Extract the full listing verbatim and drop any pictures from your copy.
==============================
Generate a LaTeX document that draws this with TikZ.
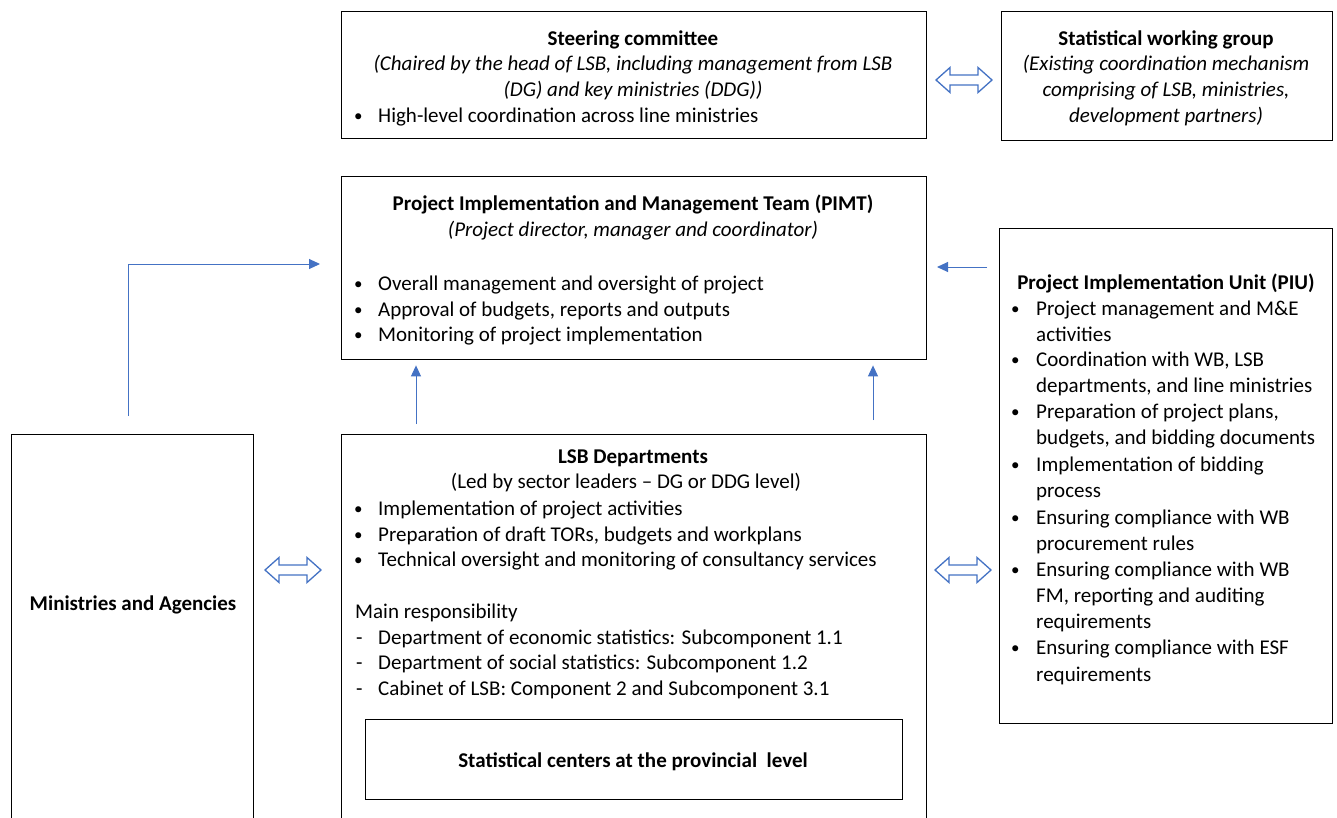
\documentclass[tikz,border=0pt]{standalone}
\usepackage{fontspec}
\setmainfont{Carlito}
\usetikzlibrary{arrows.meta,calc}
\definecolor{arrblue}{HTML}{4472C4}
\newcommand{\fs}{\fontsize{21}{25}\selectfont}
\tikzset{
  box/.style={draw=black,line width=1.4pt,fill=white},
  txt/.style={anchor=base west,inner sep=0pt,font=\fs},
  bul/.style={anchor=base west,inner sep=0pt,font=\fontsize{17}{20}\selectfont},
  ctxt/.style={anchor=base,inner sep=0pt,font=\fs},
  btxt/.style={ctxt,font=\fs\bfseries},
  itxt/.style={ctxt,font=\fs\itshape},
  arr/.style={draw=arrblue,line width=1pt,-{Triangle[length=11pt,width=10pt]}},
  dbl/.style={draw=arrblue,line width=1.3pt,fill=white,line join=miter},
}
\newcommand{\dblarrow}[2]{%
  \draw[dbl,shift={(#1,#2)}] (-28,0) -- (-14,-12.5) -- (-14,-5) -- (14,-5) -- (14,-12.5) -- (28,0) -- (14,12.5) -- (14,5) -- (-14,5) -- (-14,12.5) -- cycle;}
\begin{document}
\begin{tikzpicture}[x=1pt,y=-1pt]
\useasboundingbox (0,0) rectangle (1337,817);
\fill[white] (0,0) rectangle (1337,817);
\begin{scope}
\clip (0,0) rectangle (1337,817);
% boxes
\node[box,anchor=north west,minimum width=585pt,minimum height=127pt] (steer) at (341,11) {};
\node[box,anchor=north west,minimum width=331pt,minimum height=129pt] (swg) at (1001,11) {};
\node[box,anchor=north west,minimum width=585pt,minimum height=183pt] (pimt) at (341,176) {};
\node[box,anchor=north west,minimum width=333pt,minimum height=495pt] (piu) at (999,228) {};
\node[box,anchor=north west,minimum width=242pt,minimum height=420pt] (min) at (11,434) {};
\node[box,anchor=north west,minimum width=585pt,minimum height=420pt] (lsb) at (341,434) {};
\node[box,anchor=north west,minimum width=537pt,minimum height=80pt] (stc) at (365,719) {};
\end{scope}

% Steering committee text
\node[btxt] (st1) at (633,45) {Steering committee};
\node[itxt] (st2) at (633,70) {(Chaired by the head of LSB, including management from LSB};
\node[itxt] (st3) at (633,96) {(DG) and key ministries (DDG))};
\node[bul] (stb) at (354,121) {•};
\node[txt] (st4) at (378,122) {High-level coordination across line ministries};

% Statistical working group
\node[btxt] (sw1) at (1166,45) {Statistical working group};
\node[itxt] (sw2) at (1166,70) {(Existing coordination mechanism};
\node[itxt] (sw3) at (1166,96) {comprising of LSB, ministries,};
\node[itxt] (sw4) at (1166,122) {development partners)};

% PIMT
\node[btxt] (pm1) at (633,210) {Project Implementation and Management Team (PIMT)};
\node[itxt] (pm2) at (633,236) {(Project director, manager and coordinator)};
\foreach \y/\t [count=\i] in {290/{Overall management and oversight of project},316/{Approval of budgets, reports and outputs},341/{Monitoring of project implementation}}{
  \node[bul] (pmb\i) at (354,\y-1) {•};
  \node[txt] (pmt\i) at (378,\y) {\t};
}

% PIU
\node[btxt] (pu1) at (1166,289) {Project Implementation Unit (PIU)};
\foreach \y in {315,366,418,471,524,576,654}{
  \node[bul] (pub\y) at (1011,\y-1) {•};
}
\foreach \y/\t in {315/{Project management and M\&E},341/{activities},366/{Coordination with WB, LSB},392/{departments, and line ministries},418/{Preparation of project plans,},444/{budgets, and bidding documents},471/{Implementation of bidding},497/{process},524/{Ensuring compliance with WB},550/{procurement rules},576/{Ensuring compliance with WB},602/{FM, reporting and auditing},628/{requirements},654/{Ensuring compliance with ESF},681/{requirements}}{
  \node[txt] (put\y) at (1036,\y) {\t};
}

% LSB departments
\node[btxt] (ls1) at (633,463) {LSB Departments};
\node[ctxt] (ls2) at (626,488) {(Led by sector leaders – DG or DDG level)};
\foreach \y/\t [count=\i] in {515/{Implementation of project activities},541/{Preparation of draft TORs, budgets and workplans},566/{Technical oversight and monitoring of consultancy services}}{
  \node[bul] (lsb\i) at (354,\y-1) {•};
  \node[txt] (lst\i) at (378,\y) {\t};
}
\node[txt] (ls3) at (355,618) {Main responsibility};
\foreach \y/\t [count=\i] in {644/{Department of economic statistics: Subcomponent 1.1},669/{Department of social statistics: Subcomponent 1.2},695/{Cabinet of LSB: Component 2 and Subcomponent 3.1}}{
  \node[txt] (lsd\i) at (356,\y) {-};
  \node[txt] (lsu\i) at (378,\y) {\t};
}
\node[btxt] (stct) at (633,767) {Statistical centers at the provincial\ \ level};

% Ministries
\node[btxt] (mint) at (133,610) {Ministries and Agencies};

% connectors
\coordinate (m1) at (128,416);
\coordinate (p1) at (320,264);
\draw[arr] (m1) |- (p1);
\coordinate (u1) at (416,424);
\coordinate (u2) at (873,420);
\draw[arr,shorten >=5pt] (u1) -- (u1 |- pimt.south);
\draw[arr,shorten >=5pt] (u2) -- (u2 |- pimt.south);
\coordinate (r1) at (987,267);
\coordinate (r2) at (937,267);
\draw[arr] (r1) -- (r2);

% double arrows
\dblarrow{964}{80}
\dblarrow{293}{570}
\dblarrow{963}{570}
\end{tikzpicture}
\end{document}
==============================
> **Response to this task**:
Generate a LaTeX document that draws this with TikZ.
\documentclass[tikz,border=0pt]{standalone}
\usepackage{fontspec}
\setmainfont{Carlito}
\usetikzlibrary{arrows.meta,calc}
\definecolor{arrblue}{HTML}{4472C4}
\newcommand{\fs}{\fontsize{21}{25}\selectfont}
\tikzset{
  box/.style={draw=black,line width=1.4pt,fill=white},
  txt/.style={anchor=base west,inner sep=0pt,font=\fs},
  bul/.style={anchor=base west,inner sep=0pt,font=\fontsize{17}{20}\selectfont},
  ctxt/.style={anchor=base,inner sep=0pt,font=\fs},
  btxt/.style={ctxt,font=\fs\bfseries},
  itxt/.style={ctxt,font=\fs\itshape},
  arr/.style={draw=arrblue,line width=1pt,-{Triangle[length=11pt,width=10pt]}},
  dbl/.style={draw=arrblue,line width=1.3pt,fill=white,line join=miter},
}
\newcommand{\dblarrow}[2]{%
  \draw[dbl,shift={(#1,#2)}] (-28,0) -- (-14,-12.5) -- (-14,-5) -- (14,-5) -- (14,-12.5) -- (28,0) -- (14,12.5) -- (14,5) -- (-14,5) -- (-14,12.5) -- cycle;}
\begin{document}
\begin{tikzpicture}[x=1pt,y=-1pt]
\useasboundingbox (0,0) rectangle (1337,817);
\fill[white] (0,0) rectangle (1337,817);
\begin{scope}
\clip (0,0) rectangle (1337,817);
% boxes
\node[box,anchor=north west,minimum width=585pt,minimum height=127pt] (steer) at (341,11) {};
\node[box,anchor=north west,minimum width=331pt,minimum height=129pt] (swg) at (1001,11) {};
\node[box,anchor=north west,minimum width=585pt,minimum height=183pt] (pimt) at (341,176) {};
\node[box,anchor=north west,minimum width=333pt,minimum height=495pt] (piu) at (999,228) {};
\node[box,anchor=north west,minimum width=242pt,minimum height=420pt] (min) at (11,434) {};
\node[box,anchor=north west,minimum width=585pt,minimum height=420pt] (lsb) at (341,434) {};
\node[box,anchor=north west,minimum width=537pt,minimum height=80pt] (stc) at (365,719) {};
\end{scope}

% Steering committee text
\node[btxt] (st1) at (633,45) {Steering committee};
\node[itxt] (st2) at (633,70) {(Chaired by the head of LSB, including management from LSB};
\node[itxt] (st3) at (633,96) {(DG) and key ministries (DDG))};
\node[bul] (stb) at (354,121) {•};
\node[txt] (st4) at (378,122) {High-level coordination across line ministries};

% Statistical working group
\node[btxt] (sw1) at (1166,45) {Statistical working group};
\node[itxt] (sw2) at (1166,70) {(Existing coordination mechanism};
\node[itxt] (sw3) at (1166,96) {comprising of LSB, ministries,};
\node[itxt] (sw4) at (1166,122) {development partners)};

% PIMT
\node[btxt] (pm1) at (633,210) {Project Implementation and Management Team (PIMT)};
\node[itxt] (pm2) at (633,236) {(Project director, manager and coordinator)};
\foreach \y/\t [count=\i] in {290/{Overall management and oversight of project},316/{Approval of budgets, reports and outputs},341/{Monitoring of project implementation}}{
  \node[bul] (pmb\i) at (354,\y-1) {•};
  \node[txt] (pmt\i) at (378,\y) {\t};
}

% PIU
\node[btxt] (pu1) at (1166,289) {Project Implementation Unit (PIU)};
\foreach \y in {315,366,418,471,524,576,654}{
  \node[bul] (pub\y) at (1011,\y-1) {•};
}
\foreach \y/\t in {315/{Project management and M\&E},341/{activities},366/{Coordination with WB, LSB},392/{departments, and line ministries},418/{Preparation of project plans,},444/{budgets, and bidding documents},471/{Implementation of bidding},497/{process},524/{Ensuring compliance with WB},550/{procurement rules},576/{Ensuring compliance with WB},602/{FM, reporting and auditing},628/{requirements},654/{Ensuring compliance with ESF},681/{requirements}}{
  \node[txt] (put\y) at (1036,\y) {\t};
}

% LSB departments
\node[btxt] (ls1) at (633,463) {LSB Departments};
\node[ctxt] (ls2) at (626,488) {(Led by sector leaders – DG or DDG level)};
\foreach \y/\t [count=\i] in {515/{Implementation of project activities},541/{Preparation of draft TORs, budgets and workplans},566/{Technical oversight and monitoring of consultancy services}}{
  \node[bul] (lsb\i) at (354,\y-1) {•};
  \node[txt] (lst\i) at (378,\y) {\t};
}
\node[txt] (ls3) at (355,618) {Main responsibility};
\foreach \y/\t [count=\i] in {644/{Department of economic statistics: Subcomponent 1.1},669/{Department of social statistics: Subcomponent 1.2},695/{Cabinet of LSB: Component 2 and Subcomponent 3.1}}{
  \node[txt] (lsd\i) at (356,\y) {-};
  \node[txt] (lsu\i) at (378,\y) {\t};
}
\node[btxt] (stct) at (633,767) {Statistical centers at the provincial\ \ level};

% Ministries
\node[btxt] (mint) at (133,610) {Ministries and Agencies};

% connectors
\coordinate (m1) at (128,416);
\coordinate (p1) at (320,264);
\draw[arr] (m1) |- (p1);
\coordinate (u1) at (416,424);
\coordinate (u2) at (873,420);
\draw[arr,shorten >=5pt] (u1) -- (u1 |- pimt.south);
\draw[arr,shorten >=5pt] (u2) -- (u2 |- pimt.south);
\coordinate (r1) at (987,267);
\coordinate (r2) at (937,267);
\draw[arr] (r1) -- (r2);

% double arrows
\dblarrow{964}{80}
\dblarrow{293}{570}
\dblarrow{963}{570}
\end{tikzpicture}
\end{document}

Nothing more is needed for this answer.